• [Exercise]:
Only the lines from the line containing "Recreate this image" through the line containing "const x=d3.scaleLinear().domain([-1,15]).range([67,354]);" should be reproduced, please, with no pictures.

Start of Listed records

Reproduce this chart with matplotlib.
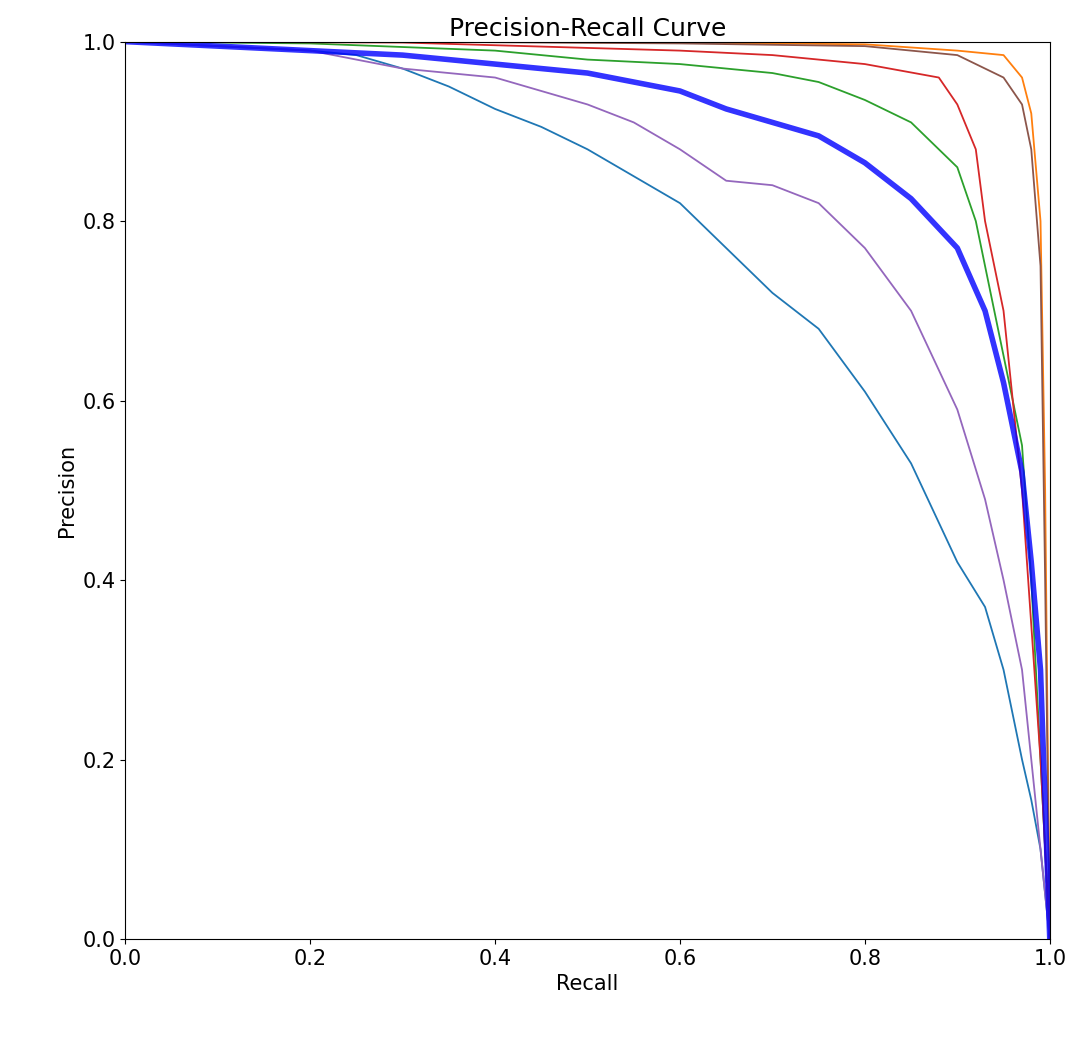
import matplotlib
matplotlib.use("Agg")
import matplotlib.pyplot as plt

c0_x = [0.0, 0.1, 0.2, 0.25, 0.3, 0.35, 0.4, 0.45, 0.5, 0.55, 0.6, 0.65, 0.7, 0.75, 0.8, 0.85, 0.9, 0.93, 0.95, 0.97, 0.98, 0.99, 1.0]
c0_y = [1.0, 0.995, 0.99, 0.985, 0.97, 0.95, 0.925, 0.905, 0.88, 0.85, 0.82, 0.77, 0.72, 0.68, 0.61, 0.53, 0.42, 0.37, 0.30, 0.20, 0.155, 0.1, 0.0]
c1_x = [0.0, 0.3, 0.6, 0.8, 0.9, 0.95, 0.97, 0.98, 0.99, 0.995, 1.0]
c1_y = [1.0, 1.0, 0.999, 0.997, 0.99, 0.985, 0.96, 0.92, 0.80, 0.5, 0.0]
c2_x = [0.0, 0.2, 0.4, 0.5, 0.6, 0.7, 0.75, 0.8, 0.85, 0.9, 0.92, 0.93, 0.95, 0.97, 0.98, 0.99, 1.0]
c2_y = [1.0, 0.998, 0.99, 0.98, 0.975, 0.965, 0.955, 0.935, 0.91, 0.86, 0.80, 0.75, 0.65, 0.55, 0.40, 0.2, 0.0]
c3_x = [0.0, 0.3, 0.6, 0.7, 0.8, 0.88, 0.9, 0.92, 0.93, 0.95, 0.96, 0.97, 0.98, 0.99, 1.0]
c3_y = [1.0, 0.999, 0.99, 0.985, 0.975, 0.96, 0.93, 0.88, 0.80, 0.70, 0.60, 0.50, 0.35, 0.2, 0.0]
c4_x = [0.0, 0.1, 0.2, 0.25, 0.3, 0.4, 0.5, 0.55, 0.6, 0.65, 0.7, 0.75, 0.8, 0.85, 0.9, 0.93, 0.95, 0.97, 0.98, 0.99, 1.0]
c4_y = [1.0, 0.995, 0.99, 0.98, 0.97, 0.96, 0.93, 0.91, 0.88, 0.845, 0.84, 0.82, 0.77, 0.70, 0.59, 0.49, 0.40, 0.30, 0.20, 0.1, 0.0]
c5_x = [0.0, 0.3, 0.6, 0.8, 0.9, 0.95, 0.97, 0.98, 0.99, 0.995, 1.0]
c5_y = [1.0, 1.0, 0.998, 0.995, 0.985, 0.96, 0.93, 0.88, 0.75, 0.4, 0.0]
all_x = [0.0, 0.1, 0.2, 0.3, 0.4, 0.5, 0.55, 0.6, 0.65, 0.7, 0.75, 0.8, 0.85, 0.9, 0.93, 0.95, 0.97, 0.98, 0.99, 1.0]
all_y = [1.0, 0.995, 0.99, 0.985, 0.975, 0.965, 0.955, 0.945, 0.925, 0.91, 0.895, 0.865, 0.825, 0.77, 0.70, 0.62, 0.52, 0.42, 0.30, 0.0]

fig = plt.figure(figsize=(10.8, 10.41), dpi=100)
ax = fig.add_axes([0.116, 0.098, 0.856, 0.862])
for i, (x, y) in enumerate([(c0_x, c0_y), (c1_x, c1_y), (c2_x, c2_y), (c3_x, c3_y), (c4_x, c4_y), (c5_x, c5_y)]):
    ax.plot(x, y, color=f"C{i}", linewidth=1.3)
ax.plot(all_x, all_y, color="blue", linewidth=4, alpha=0.8)
ax.set_xlim(0, 1)
ax.set_ylim(0, 1)
ax.set_xlabel("Recall", fontsize=15)
ax.set_ylabel("Precision", fontsize=15)
ax.set_title("Precision-Recall Curve", fontsize=18, pad=4)
ax.tick_params(labelsize=15)
fig.savefig("out.png")
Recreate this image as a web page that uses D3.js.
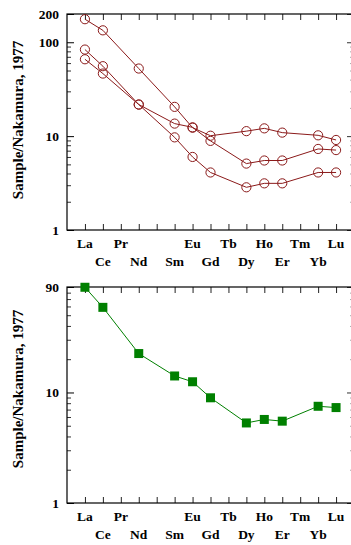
<!DOCTYPE html>
<html><head><meta charset="utf-8">
<script src="https://cdn.jsdelivr.net/npm/d3@7/dist/d3.min.js"></script>
<style>html,body{margin:0;padding:0;background:#fff;}svg{display:block;}</style>
</head><body>
<script>
const elements = ["La","Ce","Pr","Nd","Pm","Sm","Eu","Gd","Tb","Dy","Ho","Er","Tm","Yb","Lu"];
const labelUpper = ["La","Pr","Eu","Tb","Ho","Tm","Lu"];
const labelLower = ["Ce","Nd","Sm","Gd","Dy","Er","Yb"];
const plotted = ["La","Ce","Nd","Sm","Eu","Gd","Dy","Ho","Er","Yb","Lu"];
const seriesA = [176,134,52.5,20.5,12.3,10.1,11.3,12.1,10.9,10.2,9.1];
const seriesB = [83.6,55.6,21.7,13.6,12.4,8.9,5.1,5.5,5.5,7.3,7.1];
const seriesC = [65.9,46.4,21.7,9.7,6.0,4.1,2.85,3.14,3.14,4.1,4.1];
const seriesAvg = [89.5,58.9,22.5,14.1,12.5,8.95,5.3,5.7,5.5,7.5,7.3];
const topTicks = [1,10,100,200];
const botTicks = [1,10,90];
const yTitle = "Sample/Nakamura, 1977";

const W=351,H=545;
const svg=d3.select("body").append("svg").attr("width",W).attr("height",H);
const font="'Liberation Serif','Times New Roman',serif";
const x=d3.scaleLinear().domain([-1,15]).range([67,354]);

function panel(y0,y1,dom,labels,series,color,marker,lab1,lab2,titleY){
  const y=d3.scaleLog().domain(dom).range([y1,y0]);
  const g=svg.append("g");
  const minors=[];
  for(let d=1; d<dom[1]; d*=10){for(let k=2;k<10;k++){const v=d*k;if(v<dom[1]&&v>dom[0]&&!labels.includes(v))minors.push(v);}}
  const left=d3.axisRight(y).tickValues(minors).tickSize(4).tickFormat("");
  g.append("g").attr("transform",`translate(${x(-1)},0)`).call(left).call(s=>{s.select(".domain").remove();s.selectAll("line").attr("stroke","#333");});
  const leftMaj=d3.axisRight(y).tickValues(labels).tickSize(7).tickFormat("");
  g.append("g").attr("transform",`translate(${x(-1)},0)`).call(leftMaj).call(s=>{s.select(".domain").remove();s.selectAll("line").attr("stroke","#000");});
  const rightMin=d3.axisLeft(y).tickValues(minors).tickSize(4).tickFormat("");
  g.append("g").attr("transform",`translate(${x(15)},0)`).call(rightMin).call(s=>{s.select(".domain").remove();s.selectAll("line").attr("stroke","#aaa");});
  const rightMaj=d3.axisLeft(y).tickValues(labels).tickSize(7).tickFormat("");
  g.append("g").attr("transform",`translate(${x(15)},0)`).call(rightMaj).call(s=>{s.select(".domain").remove();s.selectAll("line").attr("stroke","#333");});
  const idx=d3.range(elements.length);
  g.append("g").attr("transform",`translate(0,${y1})`).call(d3.axisTop(x).tickValues(idx).tickSize(6).tickFormat("")).call(s=>{s.select(".domain").remove();s.selectAll("line").attr("stroke","#222");});
  g.append("g").attr("transform",`translate(0,${y0})`).call(d3.axisBottom(x).tickValues(idx).tickSize(6).tickFormat("")).call(s=>{s.select(".domain").remove();s.selectAll("line").attr("stroke","#222");});
  g.append("rect").attr("x",x(-1)).attr("y",y0).attr("width",x(15)-x(-1)).attr("height",y1-y0).attr("fill","none").attr("stroke","#000").attr("stroke-width",1.2);
  g.selectAll("text.yl").data(labels).enter().append("text").attr("x",59).attr("y",d=>y(d)).attr("dy","0.35em")
    .attr("text-anchor","end").attr("font-family",font).attr("font-weight","bold").attr("font-size",13.5).text(d=>d);
  g.selectAll("text.xu").data(labelUpper).enter().append("text").attr("x",d=>x(elements.indexOf(d))).attr("y",lab1)
    .attr("text-anchor","middle").attr("font-family",font).attr("font-weight","bold").attr("font-size",13.5).text(d=>d);
  g.selectAll("text.xl").data(labelLower).enter().append("text").attr("x",d=>x(elements.indexOf(d))).attr("y",lab2)
    .attr("text-anchor","middle").attr("font-family",font).attr("font-weight","bold").attr("font-size",13.5).text(d=>d);
  g.append("text").attr("transform",`translate(23,${titleY}) rotate(-90)`).attr("text-anchor","middle")
    .attr("font-family",font).attr("font-weight","bold").attr("font-size",15).text(yTitle);
  const line=d3.line().x((d,i)=>x(elements.indexOf(plotted[i]))).y(d=>y(d));
  series.forEach(s=>{
    g.append("path").attr("d",line(s)).attr("fill","none").attr("stroke",color).attr("stroke-width",1);
    if(marker==="circle"){
      g.selectAll(null).data(s).enter().append("circle").attr("cx",(d,i)=>x(elements.indexOf(plotted[i]))).attr("cy",d=>y(d))
        .attr("r",4.6).attr("fill","none").attr("stroke",color).attr("stroke-width",1);
    } else {
      g.selectAll(null).data(s).enter().append("rect").attr("x",(d,i)=>x(elements.indexOf(plotted[i]))-4.5).attr("y",d=>y(d)-4.5)
        .attr("width",9).attr("height",9).attr("fill",color);
    }
  });
}
panel(14,230,[1,200],topTicks,[seriesA,seriesB,seriesC],"#8b1a1a","circle",248,266,120);
panel(287,503,[1,90],botTicks,[seriesAvg],"#008000","square",521,539,389);
</script>
</body></html>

End of Listed records

• [Answer to this task]:
Recreate this image as a web page that uses D3.js.
<!DOCTYPE html>
<html><head><meta charset="utf-8">
<script src="https://cdn.jsdelivr.net/npm/d3@7/dist/d3.min.js"></script>
<style>html,body{margin:0;padding:0;background:#fff;}svg{display:block;}</style>
</head><body>
<script>
const elements = ["La","Ce","Pr","Nd","Pm","Sm","Eu","Gd","Tb","Dy","Ho","Er","Tm","Yb","Lu"];
const labelUpper = ["La","Pr","Eu","Tb","Ho","Tm","Lu"];
const labelLower = ["Ce","Nd","Sm","Gd","Dy","Er","Yb"];
const plotted = ["La","Ce","Nd","Sm","Eu","Gd","Dy","Ho","Er","Yb","Lu"];
const seriesA = [176,134,52.5,20.5,12.3,10.1,11.3,12.1,10.9,10.2,9.1];
const seriesB = [83.6,55.6,21.7,13.6,12.4,8.9,5.1,5.5,5.5,7.3,7.1];
const seriesC = [65.9,46.4,21.7,9.7,6.0,4.1,2.85,3.14,3.14,4.1,4.1];
const seriesAvg = [89.5,58.9,22.5,14.1,12.5,8.95,5.3,5.7,5.5,7.5,7.3];
const topTicks = [1,10,100,200];
const botTicks = [1,10,90];
const yTitle = "Sample/Nakamura, 1977";

const W=351,H=545;
const svg=d3.select("body").append("svg").attr("width",W).attr("height",H);
const font="'Liberation Serif','Times New Roman',serif";
const x=d3.scaleLinear().domain([-1,15]).range([67,354]);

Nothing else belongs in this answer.